Microscopic calculation of the 3He(alpha,gamma)7Be and 3H(alpha,gamma)7Li capture cross sections using realistic interactions

TL;DR

This paper presents a microscopic calculation of the radiative capture cross sections for 3He(alpha,gamma)7Be and 3H(alpha,gamma)7Li reactions using a realistic interaction within a fermionic molecular dynamics framework, achieving good agreement with experimental data for 3He and highlighting discrepancies for 3H.

Contribution

It introduces a fully microscopic fermionic molecular dynamics approach with realistic interactions to accurately compute capture cross sections for these reactions, extending the many-body wave functions at short distances.

Findings

Calculated S factor for 3He(alpha,gamma)7Be matches experimental data well.

Calculated S factor for 3H(alpha,gamma)7Li exceeds experimental data by about 15%.

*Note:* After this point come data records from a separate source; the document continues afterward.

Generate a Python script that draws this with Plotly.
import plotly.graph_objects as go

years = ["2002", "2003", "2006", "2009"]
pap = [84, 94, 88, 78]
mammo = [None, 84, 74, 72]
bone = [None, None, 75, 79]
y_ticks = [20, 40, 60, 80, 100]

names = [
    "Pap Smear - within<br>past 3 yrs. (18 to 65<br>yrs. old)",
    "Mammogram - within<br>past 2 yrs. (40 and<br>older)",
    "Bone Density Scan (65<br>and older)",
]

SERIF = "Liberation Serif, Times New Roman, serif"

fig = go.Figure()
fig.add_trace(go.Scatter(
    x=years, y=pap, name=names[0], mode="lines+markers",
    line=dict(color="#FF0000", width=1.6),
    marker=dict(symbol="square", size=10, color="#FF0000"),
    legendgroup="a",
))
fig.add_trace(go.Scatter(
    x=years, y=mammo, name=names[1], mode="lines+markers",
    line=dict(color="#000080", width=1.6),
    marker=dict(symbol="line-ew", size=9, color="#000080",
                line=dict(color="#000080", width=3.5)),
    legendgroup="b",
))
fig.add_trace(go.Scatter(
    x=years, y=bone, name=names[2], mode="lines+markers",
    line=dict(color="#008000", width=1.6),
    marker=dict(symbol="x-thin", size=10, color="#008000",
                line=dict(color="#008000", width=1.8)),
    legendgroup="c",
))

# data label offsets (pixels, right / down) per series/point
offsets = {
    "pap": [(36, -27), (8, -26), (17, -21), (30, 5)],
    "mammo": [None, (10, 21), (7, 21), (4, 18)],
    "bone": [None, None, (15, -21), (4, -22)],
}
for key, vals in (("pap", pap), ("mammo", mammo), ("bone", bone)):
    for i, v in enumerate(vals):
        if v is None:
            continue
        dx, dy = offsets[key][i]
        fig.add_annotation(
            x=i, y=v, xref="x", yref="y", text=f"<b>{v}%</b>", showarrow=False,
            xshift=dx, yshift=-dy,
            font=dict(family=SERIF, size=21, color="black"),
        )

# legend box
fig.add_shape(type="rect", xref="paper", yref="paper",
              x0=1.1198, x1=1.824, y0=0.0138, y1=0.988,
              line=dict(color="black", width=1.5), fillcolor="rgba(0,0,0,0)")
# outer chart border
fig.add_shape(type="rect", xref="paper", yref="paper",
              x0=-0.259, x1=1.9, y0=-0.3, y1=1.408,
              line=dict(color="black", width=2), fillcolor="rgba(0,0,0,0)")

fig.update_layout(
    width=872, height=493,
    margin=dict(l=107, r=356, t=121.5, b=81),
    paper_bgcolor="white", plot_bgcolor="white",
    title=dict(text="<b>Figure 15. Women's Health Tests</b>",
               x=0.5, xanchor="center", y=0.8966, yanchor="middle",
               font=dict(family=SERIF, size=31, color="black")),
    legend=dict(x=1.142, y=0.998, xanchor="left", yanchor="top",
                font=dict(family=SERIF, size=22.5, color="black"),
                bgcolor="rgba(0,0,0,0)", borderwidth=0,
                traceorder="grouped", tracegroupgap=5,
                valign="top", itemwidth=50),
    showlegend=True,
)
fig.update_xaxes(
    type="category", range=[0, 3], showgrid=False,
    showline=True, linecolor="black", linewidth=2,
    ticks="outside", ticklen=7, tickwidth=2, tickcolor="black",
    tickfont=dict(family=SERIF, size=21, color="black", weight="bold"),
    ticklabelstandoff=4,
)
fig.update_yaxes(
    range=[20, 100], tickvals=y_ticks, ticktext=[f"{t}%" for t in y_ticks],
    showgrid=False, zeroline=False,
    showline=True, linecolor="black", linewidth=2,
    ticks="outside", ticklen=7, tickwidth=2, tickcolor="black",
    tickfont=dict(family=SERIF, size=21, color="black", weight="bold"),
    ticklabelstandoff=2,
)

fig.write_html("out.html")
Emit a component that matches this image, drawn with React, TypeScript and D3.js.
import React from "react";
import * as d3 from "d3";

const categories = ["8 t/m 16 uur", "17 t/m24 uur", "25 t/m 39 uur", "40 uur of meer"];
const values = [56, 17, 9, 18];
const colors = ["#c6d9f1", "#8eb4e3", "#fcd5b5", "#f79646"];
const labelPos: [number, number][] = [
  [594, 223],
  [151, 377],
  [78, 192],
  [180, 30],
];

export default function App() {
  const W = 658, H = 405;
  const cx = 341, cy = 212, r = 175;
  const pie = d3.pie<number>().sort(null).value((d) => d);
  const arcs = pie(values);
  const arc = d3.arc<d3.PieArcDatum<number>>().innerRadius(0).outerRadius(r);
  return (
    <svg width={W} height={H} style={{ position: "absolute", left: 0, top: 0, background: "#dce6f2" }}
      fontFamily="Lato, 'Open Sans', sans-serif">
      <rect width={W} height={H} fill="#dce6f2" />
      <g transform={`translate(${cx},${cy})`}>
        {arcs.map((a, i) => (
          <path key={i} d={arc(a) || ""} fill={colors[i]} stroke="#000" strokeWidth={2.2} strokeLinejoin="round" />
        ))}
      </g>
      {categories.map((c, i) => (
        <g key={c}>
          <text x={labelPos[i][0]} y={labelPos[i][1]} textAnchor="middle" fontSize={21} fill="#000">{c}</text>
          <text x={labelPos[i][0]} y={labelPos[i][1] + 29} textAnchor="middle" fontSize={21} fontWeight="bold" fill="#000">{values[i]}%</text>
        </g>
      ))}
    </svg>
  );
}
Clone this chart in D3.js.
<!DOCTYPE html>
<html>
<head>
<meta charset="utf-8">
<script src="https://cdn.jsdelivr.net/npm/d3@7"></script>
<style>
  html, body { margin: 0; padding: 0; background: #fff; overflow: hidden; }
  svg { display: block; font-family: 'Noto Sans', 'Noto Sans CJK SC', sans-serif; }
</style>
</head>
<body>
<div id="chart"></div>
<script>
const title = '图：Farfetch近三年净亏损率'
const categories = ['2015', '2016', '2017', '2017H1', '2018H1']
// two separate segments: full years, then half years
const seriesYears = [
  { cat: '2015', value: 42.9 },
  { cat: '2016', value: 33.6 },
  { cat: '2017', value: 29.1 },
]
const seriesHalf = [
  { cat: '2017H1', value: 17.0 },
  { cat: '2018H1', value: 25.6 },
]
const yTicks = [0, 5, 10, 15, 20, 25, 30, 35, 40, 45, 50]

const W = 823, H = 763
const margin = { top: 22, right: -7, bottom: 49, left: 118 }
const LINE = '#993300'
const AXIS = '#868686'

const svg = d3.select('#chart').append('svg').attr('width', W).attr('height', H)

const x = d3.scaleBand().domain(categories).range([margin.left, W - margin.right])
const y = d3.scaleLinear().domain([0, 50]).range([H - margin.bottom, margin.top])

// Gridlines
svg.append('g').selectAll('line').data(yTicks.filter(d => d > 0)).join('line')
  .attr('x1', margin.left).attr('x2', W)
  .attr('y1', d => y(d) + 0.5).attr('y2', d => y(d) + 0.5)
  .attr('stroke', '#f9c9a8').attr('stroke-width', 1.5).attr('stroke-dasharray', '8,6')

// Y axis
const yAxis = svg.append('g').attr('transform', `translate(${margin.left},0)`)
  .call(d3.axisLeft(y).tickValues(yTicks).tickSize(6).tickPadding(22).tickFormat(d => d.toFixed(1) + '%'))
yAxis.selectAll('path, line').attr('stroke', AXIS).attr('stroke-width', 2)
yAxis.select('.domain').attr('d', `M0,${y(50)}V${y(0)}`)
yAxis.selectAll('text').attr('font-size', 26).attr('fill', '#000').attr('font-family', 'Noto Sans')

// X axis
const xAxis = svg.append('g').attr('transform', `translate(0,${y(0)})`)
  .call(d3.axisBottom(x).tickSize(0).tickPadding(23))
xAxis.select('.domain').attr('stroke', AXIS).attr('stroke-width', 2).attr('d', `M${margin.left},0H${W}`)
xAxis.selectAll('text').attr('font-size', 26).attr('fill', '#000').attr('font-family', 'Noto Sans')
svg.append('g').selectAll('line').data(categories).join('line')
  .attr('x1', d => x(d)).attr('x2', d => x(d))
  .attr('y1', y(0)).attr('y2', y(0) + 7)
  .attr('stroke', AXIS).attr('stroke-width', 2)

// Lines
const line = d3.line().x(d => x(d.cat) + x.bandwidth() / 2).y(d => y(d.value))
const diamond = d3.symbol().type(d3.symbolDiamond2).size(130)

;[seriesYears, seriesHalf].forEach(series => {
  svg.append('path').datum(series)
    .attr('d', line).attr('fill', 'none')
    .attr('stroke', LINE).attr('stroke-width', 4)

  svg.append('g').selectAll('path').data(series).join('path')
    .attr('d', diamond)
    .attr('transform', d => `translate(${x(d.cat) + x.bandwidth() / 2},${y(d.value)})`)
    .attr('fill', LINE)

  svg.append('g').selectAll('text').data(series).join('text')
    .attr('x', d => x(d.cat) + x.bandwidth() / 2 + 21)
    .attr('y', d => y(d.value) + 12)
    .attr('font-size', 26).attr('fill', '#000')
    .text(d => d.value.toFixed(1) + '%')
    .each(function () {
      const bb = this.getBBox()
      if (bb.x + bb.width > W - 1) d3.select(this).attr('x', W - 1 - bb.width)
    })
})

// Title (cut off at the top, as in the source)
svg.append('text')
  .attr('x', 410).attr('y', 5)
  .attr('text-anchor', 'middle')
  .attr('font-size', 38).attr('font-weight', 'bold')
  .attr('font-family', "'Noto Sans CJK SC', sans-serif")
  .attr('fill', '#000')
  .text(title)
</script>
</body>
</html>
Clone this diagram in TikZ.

Properties of bound states and phase shifts are well described.

Abstract

The radiative capture cross sections for the 3He(alpha,gamma)7Be and 3H(alpha,gamma)7Li reactions are calculated in the fully microscopic fermionic molecular dynamics approach using a realistic effective interaction that reproduces the nucleon-nucleon scattering data. At large distances bound and scattering states are described by antisymmetrized products of 4He and 3He/3H ground states. At short distances the many-body Hilbert space is extended with additional many-body wave functions needed to represent polarized clusters and shell-model-like configurations. Properties of the bound states are described well, as are the scattering phase shifts. The calculated S factor for the 3He(alpha,gamma)7Be reaction agrees very well with recent experimental data both in absolute normalization and energy dependence. In case of the 3H(alpha,gamma)7Li reaction the calculated S factor is larger than available experimental data by about 15%.